Sometimes, I really wonder about Loki and Roswell. Are they incredibly stupid? Or is there some horribly diabolical plan going on in their furry little heads and the outward signs of idiocy are covering up genius?

Tonight, they managed to trap me in the office for a good twenty minutes (and another forty was spent dismantling the doorknob thingy so that the door could be opened).

I'm still not sure how they did it.

DH and I have had problems with the door in the past - old lock mechanism that doesn't work with the newer brass knob, we're always very careful not to pull the door completely shut because it tends to stick and it usually takes two of us to pry it open again.

Somehow they ended up on one side of the door and I ended up on the other. And the door was firmly closed.

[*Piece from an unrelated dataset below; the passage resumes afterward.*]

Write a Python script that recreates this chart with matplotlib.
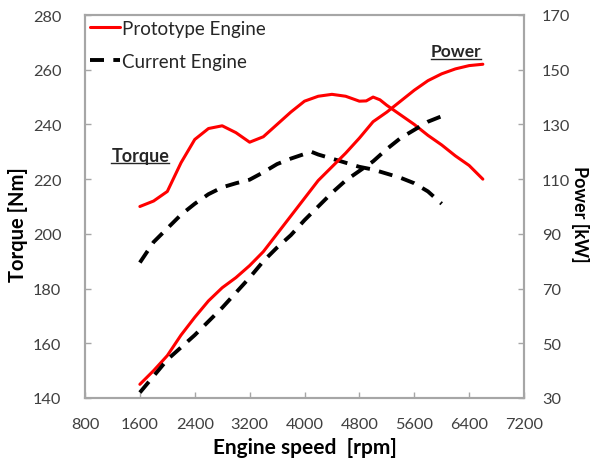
import matplotlib
matplotlib.use("Agg")
import matplotlib.pyplot as plt

plt.rcParams['font.family'] = ['Lato', 'DejaVu Sans']

# ---- data ----
proto_torque_rpm = [1600, 1800, 2000, 2200, 2400, 2600, 2800, 3000, 3200, 3400, 3600, 3800,
                    4000, 4200, 4400, 4600, 4800, 4900, 5000, 5100, 5200, 5400, 5600, 5800,
                    6000, 6200, 6400, 6600]
proto_torque = [210, 212, 215.5, 226, 234.5, 238.5, 239.5, 237, 233.5, 235.5, 240, 244.5,
                248.5, 250.3, 251, 250.3, 248.5, 248.6, 250, 249, 247, 243.5, 240, 236,
                232.5, 228.5, 225, 220]

proto_power_rpm = [1600, 1800, 2000, 2200, 2400, 2600, 2800, 3000, 3200, 3400, 3600, 3800,
                   4000, 4200, 4400, 4600, 4800, 5000, 5200, 5400, 5600, 5800, 6000, 6200,
                   6400, 6600]
proto_power = [35, 40, 45.5, 53, 59.5, 65.5, 70.3, 74, 78.4, 83.5, 90, 96.5,
               103, 109.5, 114.5, 119.5, 125, 131, 134.5, 138.5, 142.5, 146, 148.5, 150.3,
               151.5, 152]

curr_torque_rpm = [1600, 1800, 2000, 2200, 2400, 2600, 2800, 3000, 3200, 3400, 3600, 3800,
                   4000, 4100, 4200, 4400, 4600, 4800, 5000, 5200, 5400, 5600, 5800, 6000]
curr_torque = [189.5, 197, 202, 207, 211, 214.5, 217, 218.5, 219.8, 222.5, 225.5, 227.5,
               229.2, 230, 229, 227.5, 226, 224.5, 223.5, 222, 220.5, 218.5, 215.5, 211]

curr_power_rpm = [1600, 1800, 2000, 2200, 2400, 2600, 2800, 3000, 3200, 3400, 3600, 3800,
                  4000, 4200, 4400, 4600, 4800, 5000, 5200, 5400, 5600, 5800, 6000]
curr_power = [32, 38, 44, 48.5, 53, 58, 63, 68.5, 74, 80, 85, 89.5,
              95, 100, 105, 109.5, 113, 116.5, 121, 125, 128, 131, 133]

x_ticks = [800, 1600, 2400, 3200, 4000, 4800, 5600, 6400, 7200]
torque_ticks = [140, 160, 180, 200, 220, 240, 260, 280]
power_ticks = [30, 50, 70, 90, 110, 130, 150, 170]

RED = '#ff0000'
BLACK = '#000000'
SPINE = '#a6a6a6'
TICKC = '#404040'

fig = plt.figure(figsize=(5.94, 4.60), dpi=100)
ax = fig.add_axes([85/594, 1-399/460, (524-85)/594, (399-16)/460])
ax2 = ax.twinx()

lw = 2.2
l1, = ax.plot(proto_torque_rpm, proto_torque, color=RED, lw=lw, solid_capstyle='round')
l2, = ax.plot(curr_torque_rpm, curr_torque, color=BLACK, lw=lw + 0.6, dashes=(3.6, 2.4))
ax2.plot(proto_power_rpm, proto_power, color=RED, lw=lw, solid_capstyle='round')
ax2.plot(curr_power_rpm, curr_power, color=BLACK, lw=lw + 0.6, dashes=(3.6, 2.4))

ax.set_xlim(800, 7200)
ax.set_ylim(140, 280)
ax2.set_ylim(30, 170)
ax.set_xticks(x_ticks)
ax.set_yticks(torque_ticks)
ax2.set_yticks(power_ticks)

for a in (ax, ax2):
    for s in a.spines.values():
        s.set_color(SPINE)
        s.set_linewidth(1.5)
    a.tick_params(direction='in', length=4, width=1, color=SPINE,
                  labelsize=11.8, labelcolor=TICKC)
ax.tick_params(axis='x', pad=14)
ax.tick_params(axis='y', pad=17)
ax2.tick_params(axis='y', pad=13)

ax.set_xlabel('Engine speed  [rpm]', fontsize=15, fontweight='bold', labelpad=4)
ax.set_ylabel('Torque [Nm]', fontsize=14.5, fontweight='bold')
ax2.set_ylabel('Power [kW]', fontsize=13, fontweight='bold', rotation=270)
ax.yaxis.label.set(va='center', ha='center', rotation_mode='default')
ax2.yaxis.label.set(va='center', ha='center', rotation_mode='default')
ax.yaxis.set_label_coords((18 - 85) / 439, (399 - 225) / 383)
ax2.yaxis.set_label_coords((580 - 85) / 439, (399 - 214) / 383)

leg = ax.legend([l1, l2], ['Prototype Engine', 'Current Engine'], loc='upper left',
                frameon=False, fontsize=13.5, handlelength=1.6, handletextpad=0.1,
                borderaxespad=0.0, borderpad=0.25, labelspacing=0.85, labelcolor='#262626')

t1 = ax.text(0.126, 0.634, 'Torque', transform=ax.transAxes, fontsize=13,
             fontweight='bold', ha='center', va='center', color='#262626')
t2 = ax.text(0.845, 0.905, 'Power', transform=ax.transAxes, fontsize=12.5,
             fontweight='bold', ha='center', va='center', color='#262626')

# underline the two annotations
fig.canvas.draw()
r = fig.canvas.get_renderer()
inv = ax.transAxes.inverted()
for t in (t1, t2):
    bb = t.get_window_extent(renderer=r)
    (x0, y0), (x1_, y1_) = inv.transform([[bb.x0, bb.y0], [bb.x1, bb.y1]])
    ax.plot([x0, x1_], [y0 + 0.002, y0 + 0.002], transform=ax.transAxes,
            color='#262626', lw=1.0, clip_on=False)

fig.savefig('out.png', dpi=100)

There was much cussing, believe me. Especially when I realized that both phones were somewhere in the rest of the house. So was the screwdriver set that DH left with me in case something needed repairing (yeah, right) in the house while he was gone.

I spent most of the twenty minutes working up the courage to attempt the crawl through the window. The very ewwy-web-covered-possible-home-of-eight-legged-monsters window. I thank my lucky stars for two things. One) I didn't actually see the spiders as I crawled through the first time, and Two ) that I was still wearing shorts and hadn't changed into my nightshirt the minute I got home as is my usual habit.

Can you imagine how unhappy I was upon discovering that even after I took out all the screws on the other side of the door knob, I was going to have to go back through the window to remove the screws on the office side before I'd be able to get the whole thing off?

There I was, standing behind the cottage, tool case in one hand and a stick in the other, debating the best way to insure that the three rather large spiders mocking me from the window pane didn't actually come into physical contact with any part of my body.

To say that there was screaming might be an understatement.

I think my reasoning was that if someone called the police about a possible break-in, I would be willing to live with the embarrassment if it meant someone else would be forced to crawl past the gauntlet of creepiness.

Unfortunately, I must have the most uncaring neighbors on the planet.

So, much screaming, hopping, ewwing, smashing and one near up-chuck later I was squeezing through the window for the second time in one evening.

Where I proceeded to dismantle the entire doorknob assembly and rip out the offending latchy part (rest in pieces, little bastard) before restoring the shiny brass knobs to their home.

And the cats were suspiciously absent the entire time. Also, most of my Sonic Coney-Dog disappeared. Coincidence? I think not.



Edited to add: Psss... in honor of Talk Like A Pirate Day (which I won't, because I can't), does anybody know where I can find the video for Girls Lie Too with the Capt'n Jack Sparrow look-a-like?